[Requirements] Extract the lines of the material below, beginning with the first and ending with the line that holds "const yAxisStep = [20, 5, 10, 20, 10, 20];". Skip every picture.

[Dataset content]
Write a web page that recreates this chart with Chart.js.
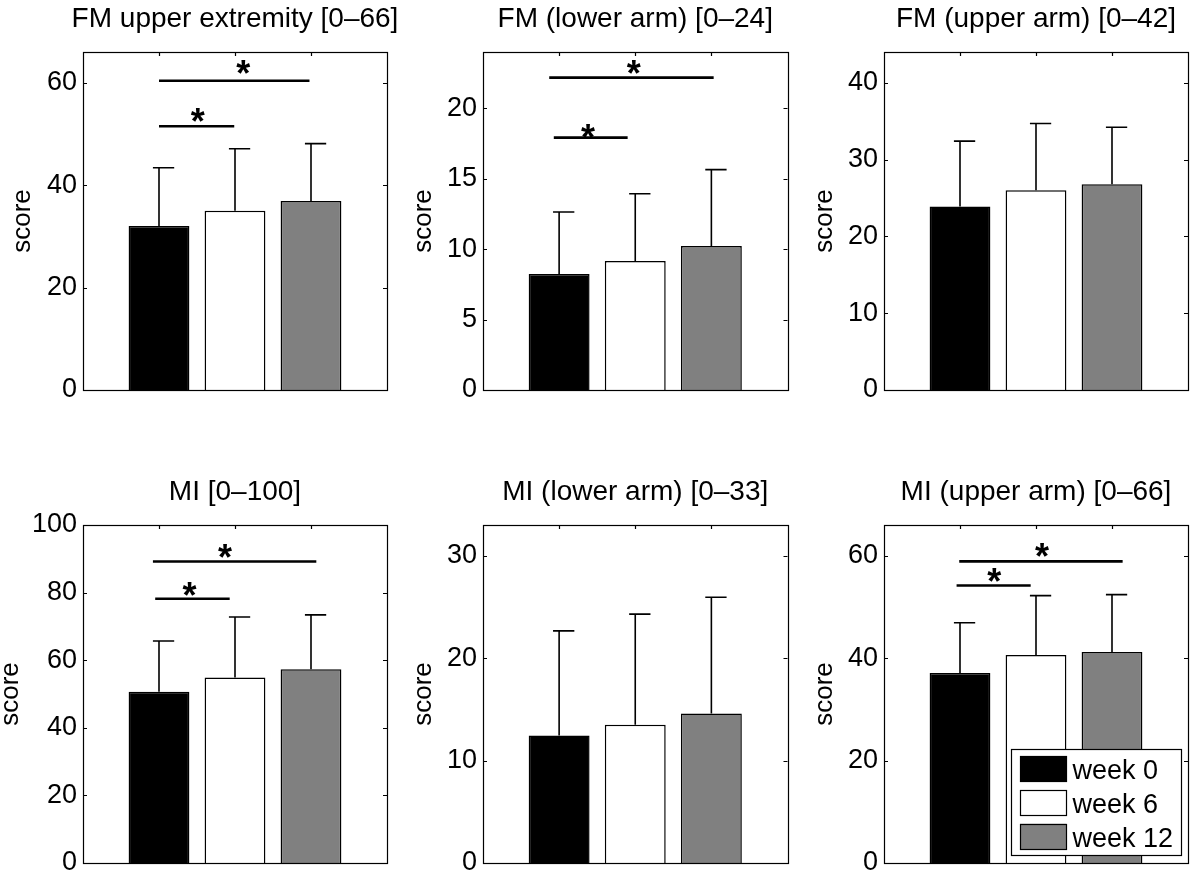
<!DOCTYPE html>
<html>
<head>
<meta charset="utf-8">
<script src="https://cdn.jsdelivr.net/npm/chart.js@4.4.0/dist/chart.umd.min.js"></script>
<style>
  html, body { margin: 0; padding: 0; background: #ffffff; }
  #wrap { position: relative; width: 1200px; height: 880px; overflow: hidden; background: #ffffff; }
  #wrap canvas { position: absolute; }
</style>
</head>
<body>
<div id="wrap"></div>
<script>
// ---------------- data ----------------
const groups = ['week 0', 'week 6', 'week 12'];
const groupX = [1, 2, 3];
const panelTitles = [
  'FM upper extremity [0–66]',
  'FM (lower arm) [0–24]',
  'FM (upper arm) [0–42]',
  'MI [0–100]',
  'MI (lower arm) [0–33]',
  'MI (upper arm) [0–66]'
];
const yAxisMax  = [66, 24, 44, 100, 33, 66];
const yAxisStep = [20, 5, 10, 20, 10, 20];

const fmUpperExtMean = [32.0, 35.0, 36.9];
const fmUpperExtSD   = [11.4, 12.1, 11.2];
const fmLowerArmMean = [8.24, 9.16, 10.23];
const fmLowerArmSD   = [4.40, 4.78, 5.42];
const fmUpperArmMean = [23.9, 26.0, 26.8];
const fmUpperArmSD   = [8.5, 8.7, 7.4];
const miTotalMean    = [50.7, 54.9, 57.3];
const miTotalSD      = [15.0, 17.9, 16.1];
const miLowerArmMean = [12.46, 13.5, 14.6];
const miLowerArmSD   = [10.2, 10.8, 11.35];
const miUpperArmMean = [37.1, 40.6, 41.2];
const miUpperArmSD   = [9.8, 11.6, 11.2];

// significance brackets: [x from, x to, y level]; stars: [x, y]
const fmUpperExtSig   = [[1.0, 1.99, 51.5], [1.0, 2.98, 60.4]];
const fmUpperExtStars = [[1.51, 54.1], [2.11, 63.4]];
const fmLowerArmSig   = [[0.93, 1.90, 17.92], [0.87, 3.03, 22.18]];
const fmLowerArmStars = [[1.38, 18.5], [1.98, 23.1]];
const miTotalSig      = [[0.95, 1.93, 78.2], [0.92, 3.07, 89.2]];
const miTotalStars    = [[1.40, 81.6], [1.87, 92.9]];
const miUpperArmSig   = [[0.955, 1.93, 54.2], [0.99, 3.14, 58.9]];
const miUpperArmStars = [[1.45, 56.6], [2.08, 61.4]];

const panelMeans = [fmUpperExtMean, fmLowerArmMean, fmUpperArmMean, miTotalMean, miLowerArmMean, miUpperArmMean];
const panelSDs   = [fmUpperExtSD, fmLowerArmSD, fmUpperArmSD, miTotalSD, miLowerArmSD, miUpperArmSD];
const panelSig   = [fmUpperExtSig, fmLowerArmSig, [], miTotalSig, [], miUpperArmSig];
const panelStars = [fmUpperExtStars, fmLowerArmStars, [], miTotalStars, [], miUpperArmStars];

// ---------------- styles / layout ----------------
const FONT = '"Liberation Sans", Arial, Helvetica, sans-serif';
const groupColors = ['#000000', '#ffffff', '#808080'];
const layoutCfg = [
  { left: 0,   top: 0,   w: 400, h: 420, axisW: 83, padR: 13,   padB: 30, yTitlePad: 7.2 },
  { left: 400, top: 0,   w: 400, h: 420, axisW: 83, padR: 12.5, padB: 30, yTitlePad: 8.5 },
  { left: 800, top: 0,   w: 400, h: 420, axisW: 84, padR: 12,   padB: 30, yTitlePad: 9.0 },
  { left: 0,   top: 473, w: 400, h: 407, axisW: 83, padR: 13,   padB: 17, yTitlePad: -5.0 },
  { left: 400, top: 473, w: 400, h: 407, axisW: 83, padR: 12.5, padB: 17, yTitlePad: 8.5 },
  { left: 800, top: 473, w: 400, h: 407, axisW: 84, padR: 12,   padB: 17, yTitlePad: 9.0 }
];
const legendPanel = 5;

Chart.defaults.font.family = FONT;
Chart.defaults.color = '#000000';

const decorPlugin = {
  id: 'decor',
  afterLayout(chart) {
    // let the (chart-area wide) title overhang the plot box without being squeezed
    const tb = chart.titleBlock;
    if (tb) { tb.left -= 80; tb.right += 80; tb.width += 160; }
  },
  beforeDatasetsDraw(chart, args, opts) {
    const ctx = chart.ctx;
    const a = chart.chartArea;
    const xs = chart.scales.x, ys = chart.scales.y;
    const tl = 4;
    ctx.save();
    ctx.strokeStyle = '#000';
    ctx.lineWidth = 1.2;
    ctx.beginPath();
    ys.ticks.forEach(t => {
      const y = Math.round(ys.getPixelForValue(t.value)) + 0.5;
      ctx.moveTo(a.left, y); ctx.lineTo(a.left + tl, y);
      ctx.moveTo(a.right, y); ctx.lineTo(a.right - tl, y);
    });
    groupX.forEach(v => {
      const x = Math.round(xs.getPixelForValue(v)) + 0.5;
      ctx.moveTo(x, a.top); ctx.lineTo(x, a.top + tl);
      ctx.moveTo(x, a.bottom); ctx.lineTo(x, a.bottom - tl);
    });
    ctx.stroke();
    ctx.restore();
  },
  afterDatasetsDraw(chart, args, opts) {
    const i = opts.idx;
    const ctx = chart.ctx;
    const a = chart.chartArea;
    const xs = chart.scales.x, ys = chart.scales.y;
    const means = panelMeans[i], sds = panelSDs[i];
    ctx.save();
    // error bars (upper only)
    ctx.strokeStyle = '#000';
    ctx.lineWidth = 1.6;
    ctx.beginPath();
    means.forEach((m, k) => {
      const x = xs.getPixelForValue(groupX[k]);
      const yb = ys.getPixelForValue(m);
      const yt = ys.getPixelForValue(m + sds[k]);
      ctx.moveTo(x, yb); ctx.lineTo(x, yt);
      ctx.moveTo(xs.getPixelForValue(groupX[k] - 0.08), yt);
      ctx.lineTo(xs.getPixelForValue(groupX[k] + 0.2), yt);
    });
    ctx.stroke();
    // significance lines
    ctx.lineWidth = 2.6;
    ctx.beginPath();
    panelSig[i].forEach(s => {
      const y = ys.getPixelForValue(s[2]);
      ctx.moveTo(xs.getPixelForValue(s[0]), y);
      ctx.lineTo(xs.getPixelForValue(s[1]), y);
    });
    ctx.stroke();
    // stars
    const starSize = 36;
    ctx.fillStyle = '#000';
    ctx.font = 'bold ' + starSize + 'px ' + FONT;
    ctx.textAlign = 'center';
    ctx.textBaseline = 'alphabetic';
    panelStars[i].forEach(s => {
      ctx.fillText('*', xs.getPixelForValue(s[0]), ys.getPixelForValue(s[1]) + 0.58 * starSize);
    });
    // box
    ctx.lineWidth = 1.2;
    ctx.strokeStyle = '#000';
    ctx.strokeRect(Math.round(a.left) + 0.5, Math.round(a.top) + 0.5,
                   Math.round(a.right) - Math.round(a.left), Math.round(a.bottom) - Math.round(a.top));
    // legend
    if (i === legendPanel) {
      const bw = 170, bh = 106;
      const bx = a.right - 7.5 - bw, by = a.bottom - 8 - bh;
      ctx.fillStyle = '#fff';
      ctx.fillRect(bx, by, bw, bh);
      ctx.lineWidth = 1.2;
      ctx.strokeRect(Math.round(bx) + 0.5, Math.round(by) + 0.5, bw, bh);
      ctx.font = '27px ' + FONT;
      ctx.textAlign = 'left';
      ctx.textBaseline = 'alphabetic';
      chart.data.datasets.forEach((ds, k) => {
        const sy = by + 7 + k * 33.9;
        ctx.fillStyle = ds.backgroundColor;
        ctx.fillRect(bx + 9.5, sy, 46.5, 25.5);
        ctx.strokeRect(Math.round(bx + 9.5) + 0.5, Math.round(sy) + 0.5, 46, 25);
        ctx.fillStyle = '#000';
        ctx.fillText(ds.label, bx + 62, sy + 12.8 + 10.5);
      });
    }
    ctx.restore();
  }
};

const wrap = document.getElementById('wrap');
panelTitles.forEach((title, i) => {
  const L = layoutCfg[i];
  const cv = document.createElement('canvas');
  cv.width = L.w; cv.height = L.h;
  cv.style.left = L.left + 'px'; cv.style.top = L.top + 'px';
  cv.style.width = L.w + 'px'; cv.style.height = L.h + 'px';
  wrap.appendChild(cv);

  const datasets = groups.map((g, k) => ({
    label: g,
    data: [{ x: groupX[k], y: panelMeans[i][k] }],
    backgroundColor: groupColors[k],
    borderColor: '#000000',
    borderWidth: 1.5,
    grouped: false,
    categoryPercentage: 0.8,
    barPercentage: 1.0
  }));

  new Chart(cv, {
    type: 'bar',
    data: { datasets },
    options: {
      responsive: false,
      animation: false,
      events: [],
      layout: { padding: { left: 0, top: 0, right: L.padR, bottom: L.padB } },
      plugins: {
        legend: { display: false },
        tooltip: { enabled: false },
        title: {
          display: true,
          text: title,
          fullSize: false,
          color: '#000',
          font: { size: 28, weight: 'normal', family: FONT, lineHeight: 1.2 },
          padding: { top: 2, bottom: 16.4 }
        },
        decor: { idx: i }
      },
      scales: {
        x: {
          type: 'linear',
          display: false,
          min: 0, max: 4,
          offset: false,
          ticks: { stepSize: 1 },
          grid: { display: false }
        },
        y: {
          type: 'linear',
          min: 0, max: yAxisMax[i],
          grid: { display: false, drawTicks: false },
          border: { display: false },
          ticks: {
            stepSize: yAxisStep[i],
            includeBounds: false,
            padding: 6,
            color: '#000',
            font: { size: 27, family: FONT }
          },
          title: {
            display: true,
            text: 'score',
            color: '#000',
            font: { size: 26, family: FONT, lineHeight: 1.2 },
            padding: { top: L.yTitlePad, bottom: 0 }
          },
          afterFit(scale) {
            scale.width = L.axisW;
            scale.paddingTop = 0;
            scale.paddingBottom = 0;
          }
        }
      }
    },
    plugins: [decorPlugin]
  });
});
</script>
</body>
</html>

[Response to this exercise]
Write a web page that recreates this chart with Chart.js.
<!DOCTYPE html>
<html>
<head>
<meta charset="utf-8">
<script src="https://cdn.jsdelivr.net/npm/chart.js@4.4.0/dist/chart.umd.min.js"></script>
<style>
  html, body { margin: 0; padding: 0; background: #ffffff; }
  #wrap { position: relative; width: 1200px; height: 880px; overflow: hidden; background: #ffffff; }
  #wrap canvas { position: absolute; }
</style>
</head>
<body>
<div id="wrap"></div>
<script>
// ---------------- data ----------------
const groups = ['week 0', 'week 6', 'week 12'];
const groupX = [1, 2, 3];
const panelTitles = [
  'FM upper extremity [0–66]',
  'FM (lower arm) [0–24]',
  'FM (upper arm) [0–42]',
  'MI [0–100]',
  'MI (lower arm) [0–33]',
  'MI (upper arm) [0–66]'
];
const yAxisMax  = [66, 24, 44, 100, 33, 66];
const yAxisStep = [20, 5, 10, 20, 10, 20];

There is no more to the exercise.